Von Andrea Loettgers
Eine Verkettung von verschiedensten Krisen lässt den Supergau im Unterbau an die Türen der österreichischen Universitäten hämmern. Oder hat er sich nicht eigentlich schon vor einiger Zeit in unseren Instituten und Abteilungen begonnen auszubreiten und nimmt weiter an Fahrt auf? Dieses Eindrucks konnte man sich nicht erwehren bei der Vollversammlung, die am 24. November im Hörsaal am Oskar-Morgenstern Platz stattfand. Zu der Versammlung hatten sich trotz eines Sabotageaktes des Rektorats, das am Abend zuvor die Nutzung des Audimax aus ‚sicherheitstechnischen Gründen‘ untersagt hatte, rund 400 Teilnehmer*innen eingefunden. Der Frust, die Unzufriedenheit und die Ängste, die zur Sprache kamen, haben deutlich gemacht, dass die Situation für viele an der Universität im Mittelbau Beschäftigten nicht erst seit gestern unerträglich ist und sie nicht mehr den wachsenden Anforderungen in Lehre, Forschung, und Administration nachkommen können. Dass es alles doch noch irgendwie geht, lässt sich nur durch systematische Selbstausbeutung erklären.
Selbstausbeutung ist im Wesentlichen auch die tragende Säule für das ausgezeichnete Ranking, mit dem sich Österreichs Universitäten so gerne schmücken. Es kann wohl kein Unternehmen in der freien Wirtschaft auf eine solch loyale Belegschaft bauen. Dabei ist schwerlich zu übersehen, dass die Universitäten im Rahmen des immer weiter fortschreitenden Neoliberalismus mehr und mehr zu staatlich geführten Unternehmen werden. Die Führungsqualitäten des Managements sind dabei mehr als fragwürdig. Einen Großteil der Mitarbeiter*innen droht nach 8 Jahren dank des Paragraphen 109 die Kündigung. Das sind Jahre, in denen sie sich in Forschung und Lehre engagiert und qualifiziert haben, Drittmittel eingeworben haben, neue Forschungsfelder und -möglichkeiten etabliert haben, neue Lehrkonzepte und Seminare/Vorlesungen konzipiert haben. Geht unsere Bereitschaft zur Selbstausbeutung wirklich so weit? Die meisten von uns verbringen, wenn sie Glück haben, 8 Jahre unter einem enormen Leistungsdruck, opfern Freizeit und Wochenenden, um dann in eine mehr als unsichere Zukunft entlassen zu werden? Dann heißt es nach einer neuen Stelle außerhalb Österreichs zu suchen, umzuziehen, Freunde zurücklassen, und womöglich müssen Kinder und Lebenspartner*in mitgehen oder aber pendeln.

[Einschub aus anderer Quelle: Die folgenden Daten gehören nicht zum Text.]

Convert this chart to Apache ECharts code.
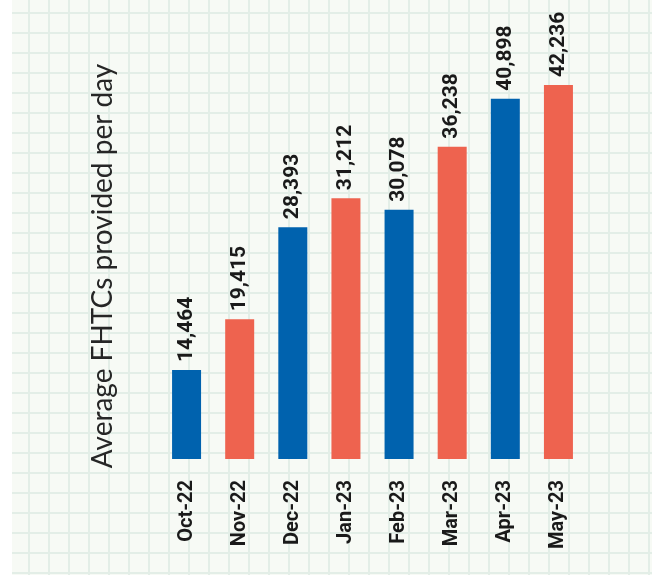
<!DOCTYPE html>
<html>
<head>
<meta charset="utf-8">
<script src="https://cdn.jsdelivr.net/npm/echarts@6/dist/echarts.min.js"></script>
<style>
  html, body { margin:0; padding:0; background:#ffffff; }
  #paper {
    position:absolute; left:12px; top:0; width:640px; height:575px;
    background-color:#f7faf5;
    background-image:
      linear-gradient(to right, #e3eee7 2px, transparent 2px),
      linear-gradient(to bottom, #e3eee7 2px, transparent 2px);
    background-size: 20px 20px;
    background-position: 16px 12px;
  }
  #chart { position:absolute; left:0; top:0; width:652px; height:577px; }
</style>
</head>
<body>
<div id="paper"></div>
<div id="chart"></div>
<script>
const categories = ["Oct-22", "Nov-22", "Dec-22", "Jan-23", "Feb-23", "Mar-23", "Apr-23", "May-23"];
const values = [14464, 19415, 28393, 31212, 30078, 36238, 40898, 42236];
const barColors = ["#0062ae", "#ee634f", "#0062ae", "#ee634f", "#0062ae", "#ee634f", "#0062ae", "#ee634f"];
const yTitle = "Average FHTCs provided per day";

const chart = echarts.init(document.getElementById('chart'), null, { renderer: 'canvas' });
chart.setOption({
  backgroundColor: 'transparent',
  animation: false,
  grid: { left: 160, right: 67, top: 5.4, bottom: 118, outerBoundsMode: 'none' },
  xAxis: {
    type: 'category',
    data: categories,
    axisLine: { show: false },
    axisTick: { show: false },
    axisLabel: {
      rotate: 90, margin: 21, interval: 0,
      fontFamily: 'Roboto', fontWeight: 'bold', fontSize: 20, color: '#1a1a1a'
    }
  },
  yAxis: {
    type: 'value', min: 5800, max: 50000,
    axisLine: { show: false }, axisTick: { show: false },
    axisLabel: { show: false }, splitLine: { show: false }
  },
  series: [{
    type: 'bar',
    barWidth: 29,
    data: values.map((v, i) => ({ value: v, itemStyle: { color: barColors[i] } })),
    label: {
      show: true, position: 'top', rotate: 90, distance: 8,
      align: 'left', verticalAlign: 'middle',
      fontFamily: 'Roboto', fontWeight: 'bold', fontSize: 21, color: '#1a1a1a',
      formatter: p => p.value.toLocaleString('en-US')
    }
  }],
  graphic: [{
    type: 'text', x: 103, y: 266, rotation: Math.PI / 2,
    style: {
      text: yTitle, align: 'center', verticalAlign: 'middle',
      fontFamily: 'Lato', fontSize: 28, fill: '#262626'
    }
  }]
});
</script>
</body>
</html>
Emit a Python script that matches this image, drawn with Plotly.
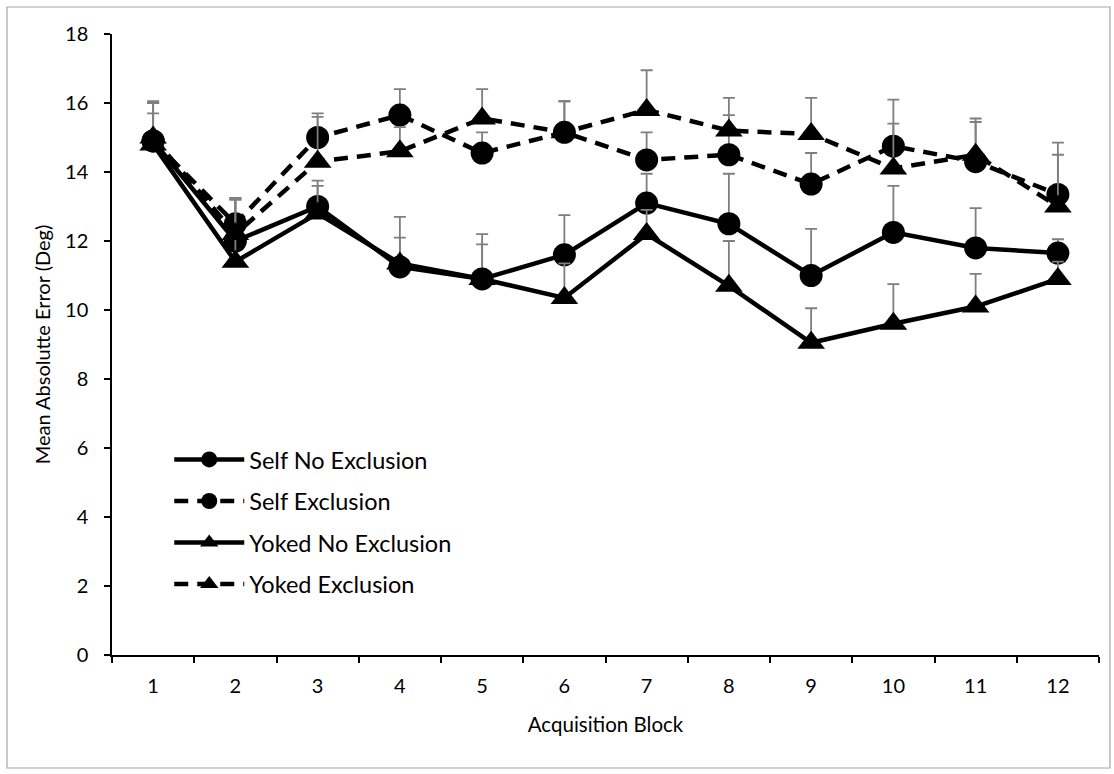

Es ist höchste Zeit, dass dieses System der Ausbeutung und prekären Lebenssituationen ein Ende findet. Wir fordern deshalb:
- Ein Gehaltsabschluss, der mindestens die Inflation abdeckt und der steigenden Teuerung gerecht wird!
- Abschaffung des Paragraph 109 (UG) bzw. dessen Neuverhandlung mit Einbeziehung des Mittel/Unterbaus!
- Vielfältigere Perspektiven und Karrierewege: Mehr und der Diversität der Aufgaben angemessene unbefristete Stellen an den Universitäten!
- Eine Erhöhung der Basisabgeltung für die Universitäten, gebunden an nachhaltige Personalpolitik und ausfinanzierte Forschung!
Es gilt das in der Politik etablierte Verständnis von Universitäten als gewinnorientierte Unternehmen endgültig zu verwerfen, in denen Mitarbeiter*innen als austauschbare Ressourcen verstanden werden. Wir sollten endlich damit beginnen, Universitäten als einen demokratisch organisierten Ort der Forschung, Lehre, und Entfaltung zu begreifen und zu verwirklichen. Universitäten, mit Forscher*innen und Lehrendenden, die nicht um ihre Anstellungen fürchten müssen und Student*innen, die sich nicht in prekären Lebenssituationen arrangieren müssen, können in einem solchen Umfeld ihre Kreativität, Wissen, und Begeisterung für ihr jeweiliges Forschungsgebiet nutzen und gemeinsam an Lösungen zur Bewältigung der bedrohlichen multiplen Krisen – Klimakrise, Sozialkrise, Energiekrise, Inflation – arbeiten. Im Moment bringt sich diese Regierung und vorneweg Bildungsminister Polaschek mit dieser unglaublichen Kurzsichtigkeit leider selbst und uns alle um diese Chance.